Retype, please, the listing from its opening line through the line that contains "plt.rcParams['font.family'] = ['DejaVu Sans']", both included, without the pictures.

— Begin DATA SEGMENT —

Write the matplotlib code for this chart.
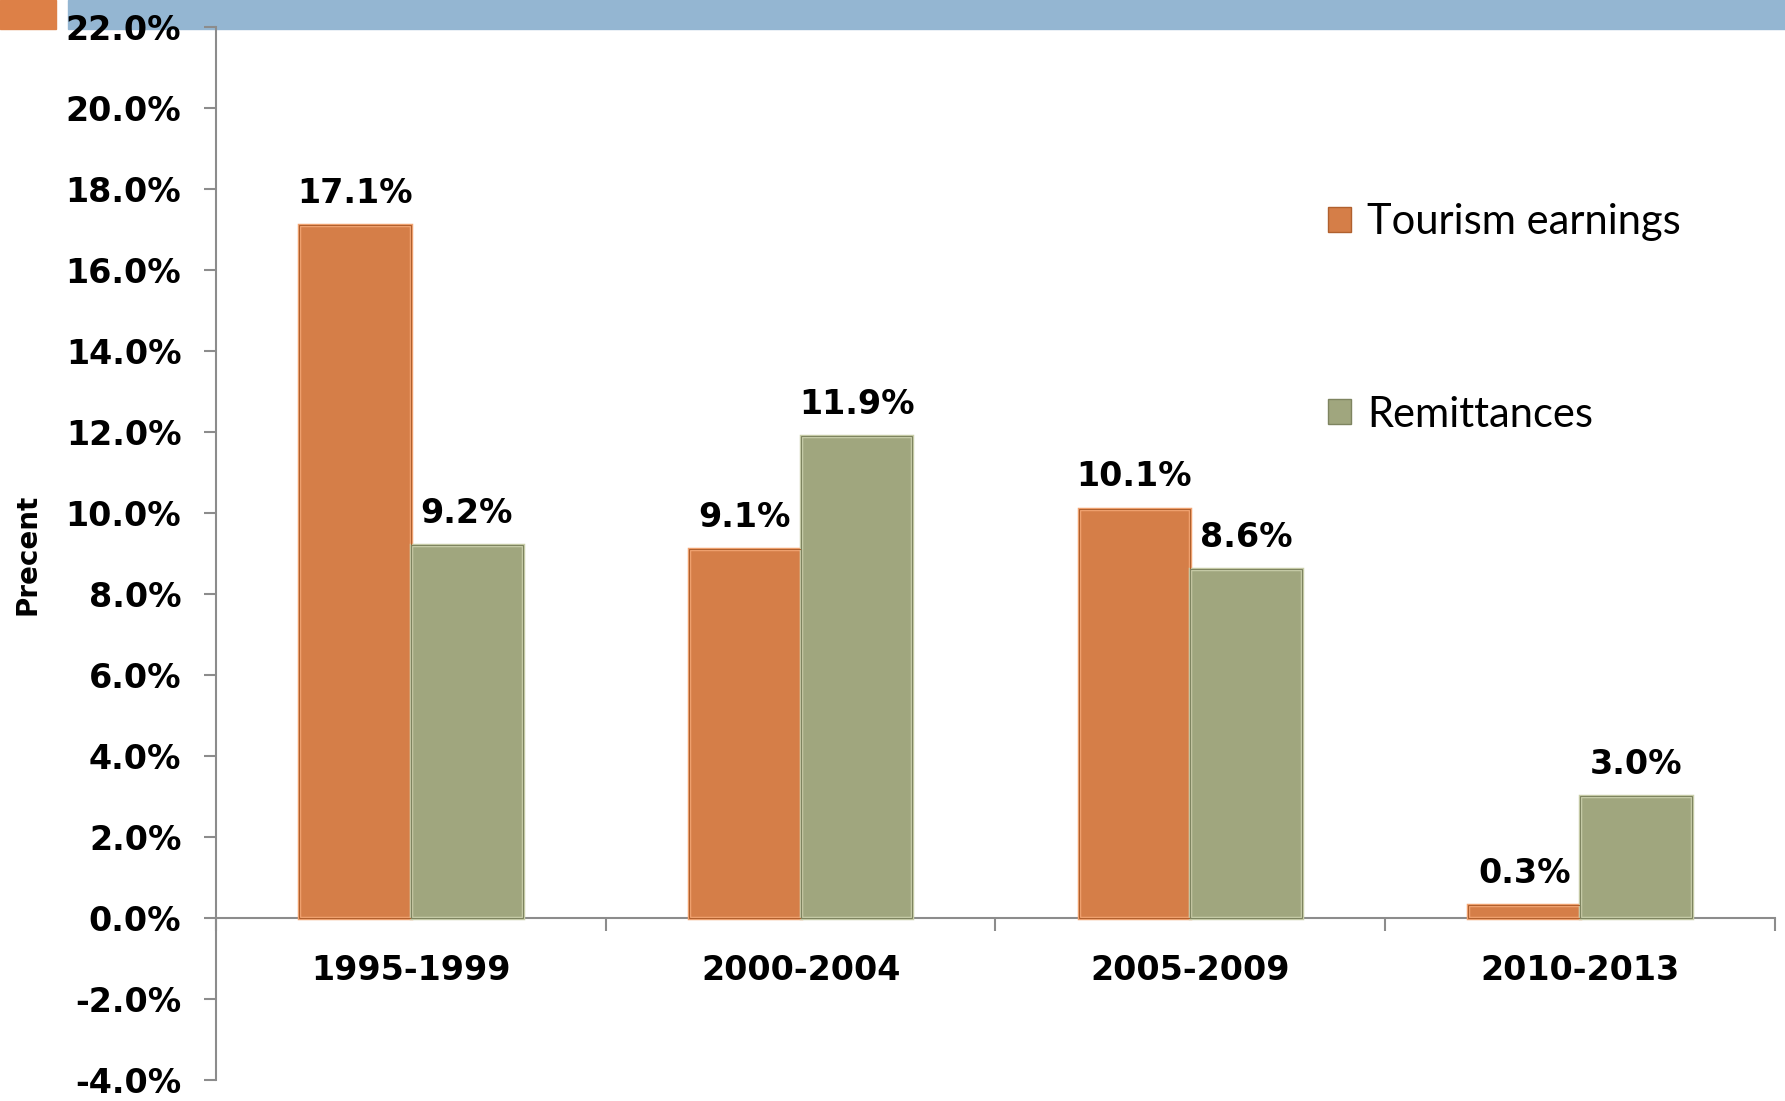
import matplotlib.pyplot as plt
import matplotlib.patches as mpatches
from matplotlib.ticker import FuncFormatter, FixedLocator
import numpy as np

plt.rcParams['font.family'] = ['DejaVu Sans']

# data
periods = ["1995-1999", "2000-2004", "2005-2009", "2010-2013"]
tourism = [17.1, 9.1, 10.1, 0.3]
remit = [9.2, 11.9, 8.6, 3.0]

orange = "#D57E48"
green = "#A0A67E"

fig = plt.figure(figsize=(17.85, 11.01), dpi=100)
ax = fig.add_axes([0.121, 0.0195, 0.8734, 0.956])
ax.set_facecolor("none")
ax.set_zorder(2)

# top band decoration
fig.add_artist(mpatches.Rectangle((0, 1 - 29/1101), 56/1785, 29/1101,
                                  transform=fig.transFigure, color="#DD8047", zorder=0))
fig.add_artist(mpatches.Rectangle((68/1785, 1 - 29/1101), 1 - 68/1785, 29/1101,
                                  transform=fig.transFigure, color="#94B6D2", zorder=0))

x = np.arange(len(periods))
w = 0.287
b1 = ax.bar(x - w/2, tourism, w, color=orange, edgecolor="#F2A472", linewidth=2.5, zorder=3)
b2 = ax.bar(x + w/2, remit, w, color=green, edgecolor="#C9CEAA", linewidth=2.5, zorder=3)
# darker outline round the bevel
ax.bar(x - w/2, tourism, w, color="none", edgecolor="#B0602E", linewidth=0.8, zorder=4)
ax.bar(x + w/2, remit, w, color="none", edgecolor="#7E8460", linewidth=0.8, zorder=4)

fmt = lambda v: "%.1f%%" % v
ax.bar_label(b1, labels=[fmt(v) for v in tourism], padding=11, fontsize=24, fontweight="bold")
ax.bar_label(b2, labels=[fmt(v) for v in remit], padding=11, fontsize=24, fontweight="bold")

ax.set_xlim(-0.5, 3.5)
ax.set_ylim(-4, 22)
ax.set_yticks(np.arange(-4, 22.1, 2))
ax.yaxis.set_major_formatter(FuncFormatter(lambda v, p: "%.1f%%" % v))

ax.spines["top"].set_visible(False)
ax.spines["right"].set_visible(False)
ax.spines["bottom"].set_position(("data", 0))
for s in ["left", "bottom"]:
    ax.spines[s].set_color("#8C8C8C")
    ax.spines[s].set_linewidth(1.5)

ax.set_xticks(x)
ax.set_xticklabels(periods, fontsize=24, fontweight="bold")
ax.xaxis.set_minor_locator(FixedLocator([-0.5, 0.5, 1.5, 2.5, 3.5]))
ax.tick_params(axis="x", which="major", length=0, pad=26)
ax.tick_params(axis="x", which="minor", length=9, width=1.5, color="#8C8C8C")
ax.tick_params(axis="y", length=9, width=1.5, color="#8C8C8C", labelsize=24, pad=16)
for t in ax.get_yticklabels():
    t.set_fontweight("bold")

fig.text(28/1785, 1 - 554/1101, "Precent", rotation=90, fontsize=20,
         fontweight="bold", ha="center", va="center")

handles = [mpatches.Patch(facecolor=orange, edgecolor="#B0602E"),
           mpatches.Patch(facecolor=green, edgecolor="#7E8460")]
ax.legend(handles, ["Tourism earnings", "Remittances"], loc="upper left",
          bbox_to_anchor=(0.689, 0.868), frameon=False,
          prop={"family": "Lato", "size": 30},
          labelspacing=3.7, handlelength=0.55, handleheight=0.55, handletextpad=0.4)

fig.savefig("out.png", dpi=100)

— End DATA SEGMENT —

— THE OUTPUT —
Write the matplotlib code for this chart.
import matplotlib.pyplot as plt
import matplotlib.patches as mpatches
from matplotlib.ticker import FuncFormatter, FixedLocator
import numpy as np

plt.rcParams['font.family'] = ['DejaVu Sans']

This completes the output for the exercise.